I mention the South Korean government because it is on topic with your statement and the links you provided which have very limited scope (and not a policy decision) inside a talk page Korean Wikipedia where there are also other valid arguments.

As well you cited the intent of some Koreans campaigning against the inclusion of Hanja in Korean domain names (which is a separate, unrelated issue, and this opinion is not approved by ICANN, which cannot act on this, because the policy for names in the two Korean TLDs is decided by these Korean governments, and does not apply to gTLD which each have their own policy, asd long as they match with the IDNA framework, which allows for all scripts standardized in Unicode/ISO/IED 10646 and with relevant policies in RFCs and the Unicode standard itself, approved by many governments, and almost all web standardization bodies, including IANA for BCP 47 which is the most important standard, even more important than ISO 639 which still does not regulate at all the scripts or orthographies to be used).

Verdy p (talk)19:50, 21 October 2020
 
 
 

I could not accept your opinions.

  • [Ko-hang] is the same as [Ko] therefore Ko should not be moved from current status. If you are not agreed, I ask to see the Rodong Sinmun. I want to ask one more for you: Are there any people for teaching Ko-kore for Learning of Korean? As you can easily find out in Duolingo, No. Even North Korean and Koreans in China, Russia, and Kazakhstan do not use Ko-kore as for the writing nowadays. Therefore,
  • Yes [Ko-kore] for Korean with Hanja.
  • Nay [Ko-hani] for Korean with Hanja, because Modern Korean could not be expressed with Han characters only (except if you want to save out the Gugeyol, which is not accepted in Language Committee). If you are thinking about the writing Chinese in Korean way, You rather have to contribute to the Classical Chinese Wikipedia.
Ellif (talk)08:59, 23 October 2020

You're alone... By IETF's definition in the IANA database for BCP47, [ko]=[ko-Kore]:

%%
Type: language
Subtag: ko
Description: Korean
Added: 2005-10-16
Suppress-Script: Kore

[ko-Hang] is therefore a subset of [ko]=[ko-Kore]

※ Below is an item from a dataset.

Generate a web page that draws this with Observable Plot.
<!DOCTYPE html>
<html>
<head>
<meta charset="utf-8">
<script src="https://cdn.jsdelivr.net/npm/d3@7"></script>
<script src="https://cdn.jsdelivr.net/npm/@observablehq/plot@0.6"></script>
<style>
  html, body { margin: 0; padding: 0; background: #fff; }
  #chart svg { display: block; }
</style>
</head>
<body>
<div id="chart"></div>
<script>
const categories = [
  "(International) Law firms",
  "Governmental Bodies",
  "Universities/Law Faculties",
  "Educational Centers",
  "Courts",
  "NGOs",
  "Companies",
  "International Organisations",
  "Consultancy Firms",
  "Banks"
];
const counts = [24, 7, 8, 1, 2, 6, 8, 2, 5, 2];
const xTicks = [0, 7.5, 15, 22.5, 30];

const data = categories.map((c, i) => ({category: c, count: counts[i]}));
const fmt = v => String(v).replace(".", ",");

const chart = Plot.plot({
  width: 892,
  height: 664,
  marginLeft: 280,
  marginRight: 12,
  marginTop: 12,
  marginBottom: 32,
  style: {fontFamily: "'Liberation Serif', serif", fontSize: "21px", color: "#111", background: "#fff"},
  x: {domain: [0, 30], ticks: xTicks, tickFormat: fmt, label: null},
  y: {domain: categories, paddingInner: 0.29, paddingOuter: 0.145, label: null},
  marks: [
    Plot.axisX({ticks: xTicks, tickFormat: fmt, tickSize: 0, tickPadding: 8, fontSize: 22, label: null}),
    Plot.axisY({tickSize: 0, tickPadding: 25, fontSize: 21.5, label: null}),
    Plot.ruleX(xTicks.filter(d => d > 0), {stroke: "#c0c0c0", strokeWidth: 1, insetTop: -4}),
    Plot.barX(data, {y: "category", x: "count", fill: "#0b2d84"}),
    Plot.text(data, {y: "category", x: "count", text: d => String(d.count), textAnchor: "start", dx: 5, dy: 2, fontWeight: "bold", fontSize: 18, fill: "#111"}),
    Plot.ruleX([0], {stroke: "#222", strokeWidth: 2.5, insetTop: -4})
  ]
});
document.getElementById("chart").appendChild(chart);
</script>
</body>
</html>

And under the ISO 15924 standard, [ko-Kore] is perfectly defined as Korean in the [Kore] script mix, perfectly defined by ISO 15924 as all scripts used for Korean, past or present, which include Hangul+Hanjas.

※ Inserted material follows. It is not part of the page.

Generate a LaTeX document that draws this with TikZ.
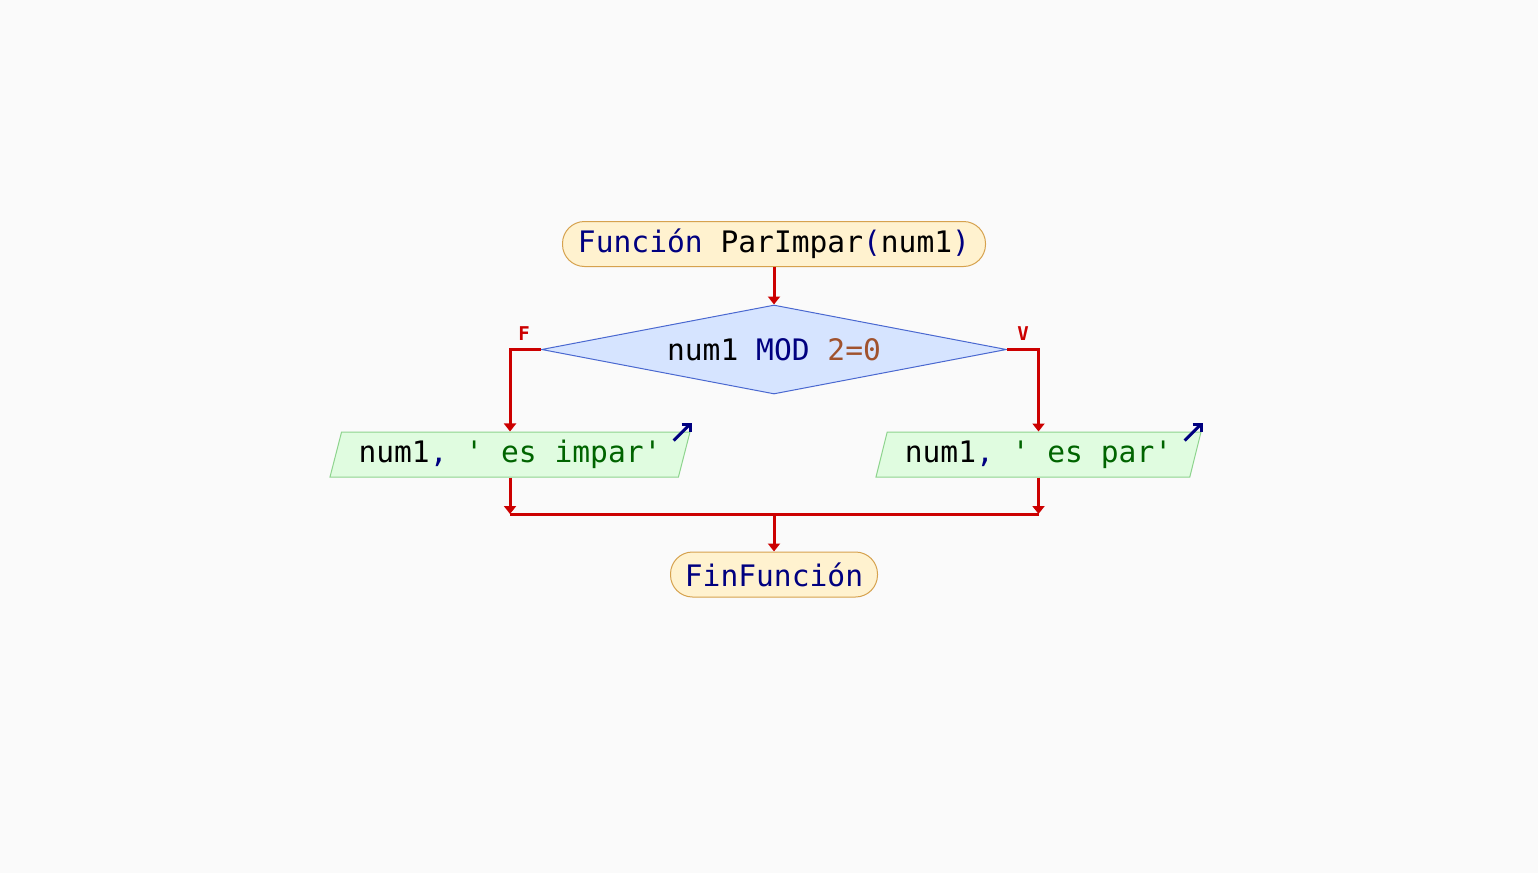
\documentclass[tikz,border=0pt]{standalone}
\usepackage{fontspec}
\setmonofont{DejaVu Sans Mono}
\usepackage{tikz}
\usetikzlibrary{shapes.geometric,arrows.meta}
\definecolor{bgcol}{HTML}{FAFAFA}
\definecolor{termfill}{HTML}{FFF2CF}
\definecolor{termline}{HTML}{D6A24E}
\definecolor{decfill}{HTML}{D6E4FF}
\definecolor{decline}{HTML}{4A68D0}
\definecolor{outfill}{HTML}{E0FCE0}
\definecolor{outline}{HTML}{8ED48E}
\definecolor{flowred}{HTML}{CC0000}
\definecolor{kwnavy}{HTML}{000080}
\definecolor{strgreen}{HTML}{006400}
\definecolor{numbrown}{HTML}{A0522D}
\newcommand{\pscode}{\fontsize{14.8}{18}\selectfont\ttfamily}
\tikzstyle{terminal} = [draw=termline, fill=termfill, line width=0.5pt,
    rectangle, rounded corners=11pt, minimum height=22.5pt, inner sep=0pt, font=\pscode]
\tikzstyle{decision} = [draw=decline, fill=decfill, line width=0.5pt,
    diamond, aspect=5.22, minimum width=232.5pt, minimum height=44.5pt, inner sep=0pt, font=\pscode]
\tikzstyle{outbox} = [draw=outline, fill=outfill, line width=0.5pt,
    trapezium, trapezium left angle=68, trapezium right angle=112, trapezium stretches body,
    minimum width=180pt, minimum height=22.5pt, inner sep=0pt, font=\pscode]
\tikzstyle{flow} = [draw=flowred, line width=1.5pt, -{Triangle[length=4pt,width=6pt]}]
\tikzstyle{joinline} = [draw=flowred, line width=1.5pt]
\tikzstyle{branch} = [text=flowred, font=\fontsize{9.5}{10}\selectfont\ttfamily\bfseries]
\tikzstyle{outicon} = [draw=kwnavy, line width=1.5pt, -{Straight Barb[length=3pt,width=6pt]}]

\begin{document}
\begin{tikzpicture}[x=0.5pt, y=-0.5pt]
    \fill[bgcol] (0,0) rectangle (1538,873);
    \useasboundingbox (0,0) rectangle (1538,873);
    \node[terminal, minimum width=211.5pt] (inicio) at (774,244)
        {\textcolor{kwnavy}{Función} ParImpar\textcolor{kwnavy}{(}num1\textcolor{kwnavy}{)}};
    \node[decision] (cond) at (774,349.5)
        {num1 \textcolor{kwnavy}{MOD} \textcolor{numbrown}{2=0}};
    \node[outbox] (impar) at (510,454.5)
        {num1\textcolor{kwnavy}{,} \textcolor{strgreen}{' es impar'}};
    \node[outbox, minimum width=162.5pt] (par) at (1038.5,454.5)
        {num1\textcolor{kwnavy}{,} \textcolor{strgreen}{' es par'}};
    \node[terminal, minimum width=103.5pt] (fin) at (774,574.5)
        {\textcolor{kwnavy}{FinFunción}};
    \coordinate (union) at (774,514);
    \node[branch] at (524,334) {F};
    \node[branch] at (1023,334) {V};
    \draw[flow] (inicio) -- (cond);
    \draw[flow] (cond.west) -| (impar.north);
    \draw[flow] (cond.east) -| (par.north);
    \draw[flow] (impar.south) -- (impar.south |- union);
    \draw[flow] (par.south) -- (par.south |- union);
    \draw[joinline] (impar.south |- union) -- (par.south |- union);
    \draw[flow] (union) -- (fin);
    \draw[outicon] ([shift={(-17,9)}]impar.top right corner) -- ++(18,-18);
    \draw[outicon] ([shift={(-17,9)}]par.top right corner) -- ++(18,-18);
\end{tikzpicture}
\end{document}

The problem you have is the mapping [ko]=[ko-Kore], while you want [ko-Hang]. But this is not what is in the IANA database and the BCP 47 standard (which is also THE standard for all web applications, including HTML, XML, CSS, SVG, and almost all programming languages, as well as almost all I18n libraries used in applications that are not restricted to just some ISO 639 part).

The situation is exactly the same for Korean as it is for Japanese [ja]=[ja-Jpan]: here also modern Japanese can no longer be written only with Kanjis. But this "only" is not relevant for saying that modern Japanese is [ja-HrKt] (though it is possible to make some approximation to it to drop Kanjis for some limited usages). As well modern Korean is a mix which may be written using Hangul "only", but there's no such restriction enforced, except for some limites usage, like in the South Korean government official documents). Koreans can legally use Hanjas as they want, and they do (including the South Korean governement, otherwise it would not even be an active member of the joint IRG working group for encoding sinographic scripts in Unicode/ISO/IEC 10646).

And Korean [ko] is not limited to just its current modern form, it's an umbrella for all variants including historic forms, and variants used in North Korea, and cultural variants that are still living today: Hanjas are not dead.

Verdy p (talk)16:42, 23 October 2020

So, If you have seen any of the ‘Living articles’ in the Korean Wikimedia projects, please notify me, which Actually does not exist.